#### PROVIDED DATA:
•••••
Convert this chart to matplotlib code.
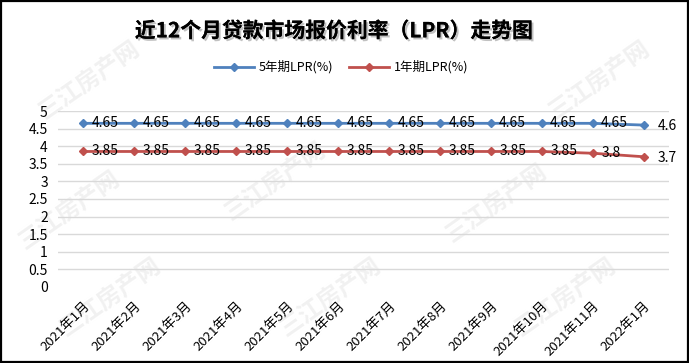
•••••
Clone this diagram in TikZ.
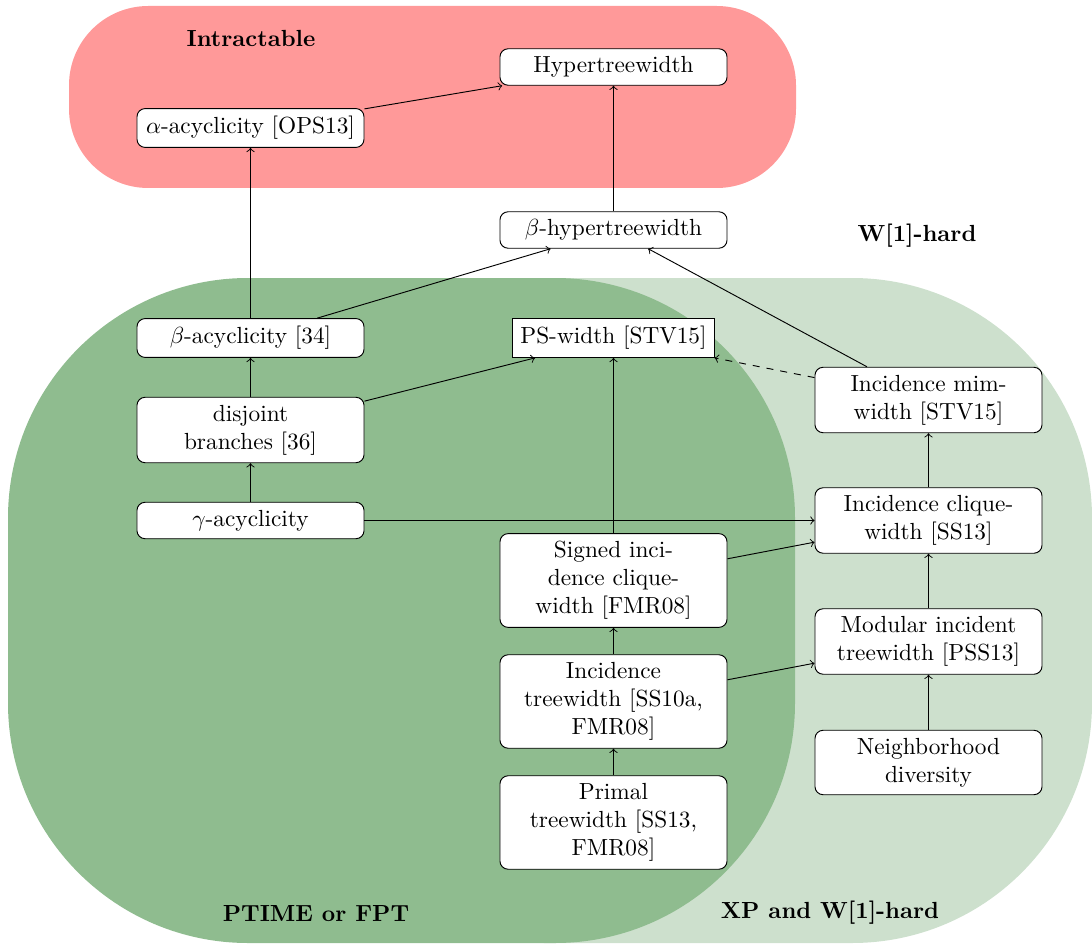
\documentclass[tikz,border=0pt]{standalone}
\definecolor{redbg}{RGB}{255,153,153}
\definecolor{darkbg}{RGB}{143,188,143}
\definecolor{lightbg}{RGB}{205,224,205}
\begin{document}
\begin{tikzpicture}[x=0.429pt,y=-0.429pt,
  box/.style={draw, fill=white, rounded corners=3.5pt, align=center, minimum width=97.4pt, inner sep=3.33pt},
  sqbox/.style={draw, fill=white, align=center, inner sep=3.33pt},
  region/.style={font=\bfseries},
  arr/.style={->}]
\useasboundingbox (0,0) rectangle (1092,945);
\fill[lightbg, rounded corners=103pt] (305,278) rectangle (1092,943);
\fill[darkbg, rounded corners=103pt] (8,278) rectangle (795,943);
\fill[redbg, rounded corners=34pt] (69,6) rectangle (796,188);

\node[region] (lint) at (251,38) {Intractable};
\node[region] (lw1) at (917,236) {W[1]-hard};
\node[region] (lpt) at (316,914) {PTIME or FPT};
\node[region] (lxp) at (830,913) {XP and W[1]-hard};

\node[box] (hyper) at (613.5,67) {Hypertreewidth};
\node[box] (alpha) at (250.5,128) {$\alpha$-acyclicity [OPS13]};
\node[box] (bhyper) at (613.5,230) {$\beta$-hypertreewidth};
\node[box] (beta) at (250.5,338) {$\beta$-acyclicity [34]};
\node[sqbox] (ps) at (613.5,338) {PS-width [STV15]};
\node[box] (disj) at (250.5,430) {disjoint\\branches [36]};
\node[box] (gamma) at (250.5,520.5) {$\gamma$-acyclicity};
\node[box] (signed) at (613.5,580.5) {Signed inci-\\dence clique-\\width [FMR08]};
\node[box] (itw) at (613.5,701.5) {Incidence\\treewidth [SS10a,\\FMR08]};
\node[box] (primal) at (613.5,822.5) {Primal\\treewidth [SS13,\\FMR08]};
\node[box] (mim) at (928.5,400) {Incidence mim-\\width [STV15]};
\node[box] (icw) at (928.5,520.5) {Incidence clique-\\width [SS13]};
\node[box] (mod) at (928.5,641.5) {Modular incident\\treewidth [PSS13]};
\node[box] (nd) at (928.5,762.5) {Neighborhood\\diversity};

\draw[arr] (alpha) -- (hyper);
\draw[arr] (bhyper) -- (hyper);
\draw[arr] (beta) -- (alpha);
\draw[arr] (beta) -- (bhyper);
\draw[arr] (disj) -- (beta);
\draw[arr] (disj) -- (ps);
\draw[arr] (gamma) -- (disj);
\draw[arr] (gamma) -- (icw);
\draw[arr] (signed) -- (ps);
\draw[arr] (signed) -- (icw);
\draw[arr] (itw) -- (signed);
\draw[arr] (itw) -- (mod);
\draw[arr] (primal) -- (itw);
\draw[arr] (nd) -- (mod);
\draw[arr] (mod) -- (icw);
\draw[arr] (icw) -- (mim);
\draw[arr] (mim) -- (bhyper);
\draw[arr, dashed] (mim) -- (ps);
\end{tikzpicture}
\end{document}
•••••
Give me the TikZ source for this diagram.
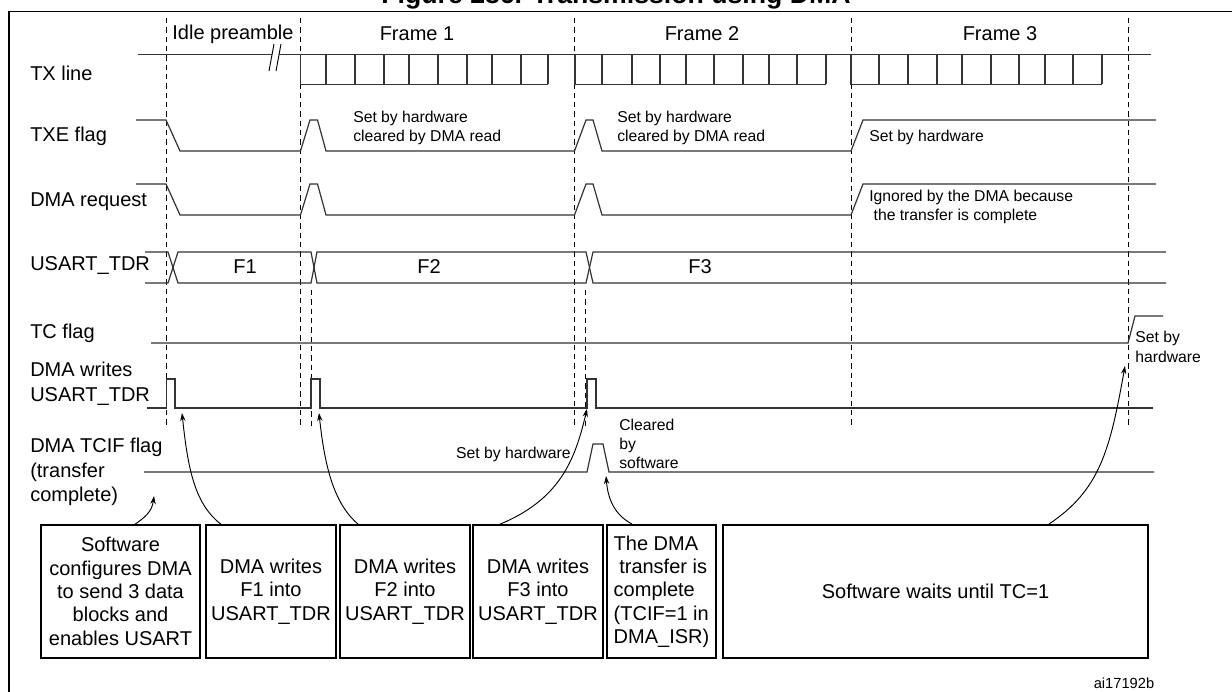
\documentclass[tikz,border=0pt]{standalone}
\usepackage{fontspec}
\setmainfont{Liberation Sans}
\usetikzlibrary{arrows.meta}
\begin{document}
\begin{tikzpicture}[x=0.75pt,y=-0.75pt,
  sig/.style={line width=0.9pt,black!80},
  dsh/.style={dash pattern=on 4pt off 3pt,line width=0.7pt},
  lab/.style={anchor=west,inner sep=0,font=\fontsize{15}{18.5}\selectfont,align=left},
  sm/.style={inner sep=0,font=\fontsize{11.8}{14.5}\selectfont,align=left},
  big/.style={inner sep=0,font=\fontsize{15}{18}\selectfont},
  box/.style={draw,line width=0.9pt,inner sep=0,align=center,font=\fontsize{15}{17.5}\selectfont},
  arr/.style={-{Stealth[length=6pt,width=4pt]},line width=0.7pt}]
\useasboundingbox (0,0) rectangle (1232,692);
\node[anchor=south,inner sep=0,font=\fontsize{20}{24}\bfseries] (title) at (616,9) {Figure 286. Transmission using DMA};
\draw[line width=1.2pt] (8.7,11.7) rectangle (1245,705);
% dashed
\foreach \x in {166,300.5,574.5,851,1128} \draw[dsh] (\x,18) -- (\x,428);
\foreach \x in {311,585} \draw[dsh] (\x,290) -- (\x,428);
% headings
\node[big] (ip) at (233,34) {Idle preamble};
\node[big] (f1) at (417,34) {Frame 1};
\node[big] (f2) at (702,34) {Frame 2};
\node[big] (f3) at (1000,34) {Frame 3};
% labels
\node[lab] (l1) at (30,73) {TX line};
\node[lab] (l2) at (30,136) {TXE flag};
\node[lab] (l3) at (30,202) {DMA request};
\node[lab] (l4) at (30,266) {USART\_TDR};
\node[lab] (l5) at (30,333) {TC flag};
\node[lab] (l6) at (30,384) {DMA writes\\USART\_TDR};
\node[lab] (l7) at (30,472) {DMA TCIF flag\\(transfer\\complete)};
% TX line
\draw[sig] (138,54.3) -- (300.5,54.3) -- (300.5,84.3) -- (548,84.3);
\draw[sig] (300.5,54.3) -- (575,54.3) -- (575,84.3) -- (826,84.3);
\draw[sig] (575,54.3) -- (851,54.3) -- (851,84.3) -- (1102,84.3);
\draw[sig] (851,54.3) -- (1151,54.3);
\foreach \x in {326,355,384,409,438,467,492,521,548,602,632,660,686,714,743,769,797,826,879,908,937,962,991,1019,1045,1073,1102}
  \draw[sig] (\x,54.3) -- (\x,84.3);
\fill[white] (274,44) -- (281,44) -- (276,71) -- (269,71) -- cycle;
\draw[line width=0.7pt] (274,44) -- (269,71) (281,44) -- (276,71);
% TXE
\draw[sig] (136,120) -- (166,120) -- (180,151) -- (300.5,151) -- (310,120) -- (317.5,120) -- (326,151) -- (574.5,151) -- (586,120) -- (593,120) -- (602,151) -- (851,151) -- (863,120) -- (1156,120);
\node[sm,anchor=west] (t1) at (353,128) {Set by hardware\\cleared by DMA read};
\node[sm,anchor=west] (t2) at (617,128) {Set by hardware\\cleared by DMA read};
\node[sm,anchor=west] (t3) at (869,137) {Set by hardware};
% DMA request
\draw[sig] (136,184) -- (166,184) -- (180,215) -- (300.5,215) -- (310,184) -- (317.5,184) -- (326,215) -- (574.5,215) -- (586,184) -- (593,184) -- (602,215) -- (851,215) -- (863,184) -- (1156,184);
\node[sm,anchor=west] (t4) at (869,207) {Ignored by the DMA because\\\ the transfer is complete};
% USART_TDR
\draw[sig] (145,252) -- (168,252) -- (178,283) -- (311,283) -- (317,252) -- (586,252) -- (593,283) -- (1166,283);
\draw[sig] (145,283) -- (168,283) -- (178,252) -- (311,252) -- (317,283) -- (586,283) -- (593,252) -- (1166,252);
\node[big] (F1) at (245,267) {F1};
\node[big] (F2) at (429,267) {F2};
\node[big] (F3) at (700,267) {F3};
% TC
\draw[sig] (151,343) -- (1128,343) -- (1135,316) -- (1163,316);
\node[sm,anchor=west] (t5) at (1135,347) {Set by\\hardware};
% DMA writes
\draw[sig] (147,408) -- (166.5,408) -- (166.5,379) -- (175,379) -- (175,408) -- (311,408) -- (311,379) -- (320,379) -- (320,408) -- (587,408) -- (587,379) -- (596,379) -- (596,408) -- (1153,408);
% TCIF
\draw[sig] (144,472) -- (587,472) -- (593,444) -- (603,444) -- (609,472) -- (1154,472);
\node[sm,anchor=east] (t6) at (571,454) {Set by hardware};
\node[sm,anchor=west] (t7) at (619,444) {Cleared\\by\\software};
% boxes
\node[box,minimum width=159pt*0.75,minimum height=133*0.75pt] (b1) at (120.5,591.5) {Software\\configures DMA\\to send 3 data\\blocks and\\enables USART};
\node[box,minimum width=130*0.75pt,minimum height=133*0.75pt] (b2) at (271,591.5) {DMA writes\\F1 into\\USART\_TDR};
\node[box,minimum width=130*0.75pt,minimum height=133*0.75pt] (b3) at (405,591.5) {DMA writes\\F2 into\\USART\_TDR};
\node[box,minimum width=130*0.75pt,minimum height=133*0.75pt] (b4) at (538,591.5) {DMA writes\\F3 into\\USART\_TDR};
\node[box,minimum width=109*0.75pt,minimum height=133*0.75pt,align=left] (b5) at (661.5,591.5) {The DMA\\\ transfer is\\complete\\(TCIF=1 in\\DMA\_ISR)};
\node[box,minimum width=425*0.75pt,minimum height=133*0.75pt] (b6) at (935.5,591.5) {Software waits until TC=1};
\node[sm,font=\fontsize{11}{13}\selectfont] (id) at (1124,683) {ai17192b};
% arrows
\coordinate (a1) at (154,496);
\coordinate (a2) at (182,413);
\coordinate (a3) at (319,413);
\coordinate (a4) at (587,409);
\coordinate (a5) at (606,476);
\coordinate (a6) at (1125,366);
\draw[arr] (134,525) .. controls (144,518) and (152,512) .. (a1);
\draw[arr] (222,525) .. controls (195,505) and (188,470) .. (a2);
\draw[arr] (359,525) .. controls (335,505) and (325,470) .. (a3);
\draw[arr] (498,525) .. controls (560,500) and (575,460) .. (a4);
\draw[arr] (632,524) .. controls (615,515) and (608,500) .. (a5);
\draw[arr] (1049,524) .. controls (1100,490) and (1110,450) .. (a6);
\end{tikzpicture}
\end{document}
•••••
#### TASK TO COMPLETE:
Above are several records. Count the lines among them that contain "this" and give only the total.

#### TASK SOLUTION:
3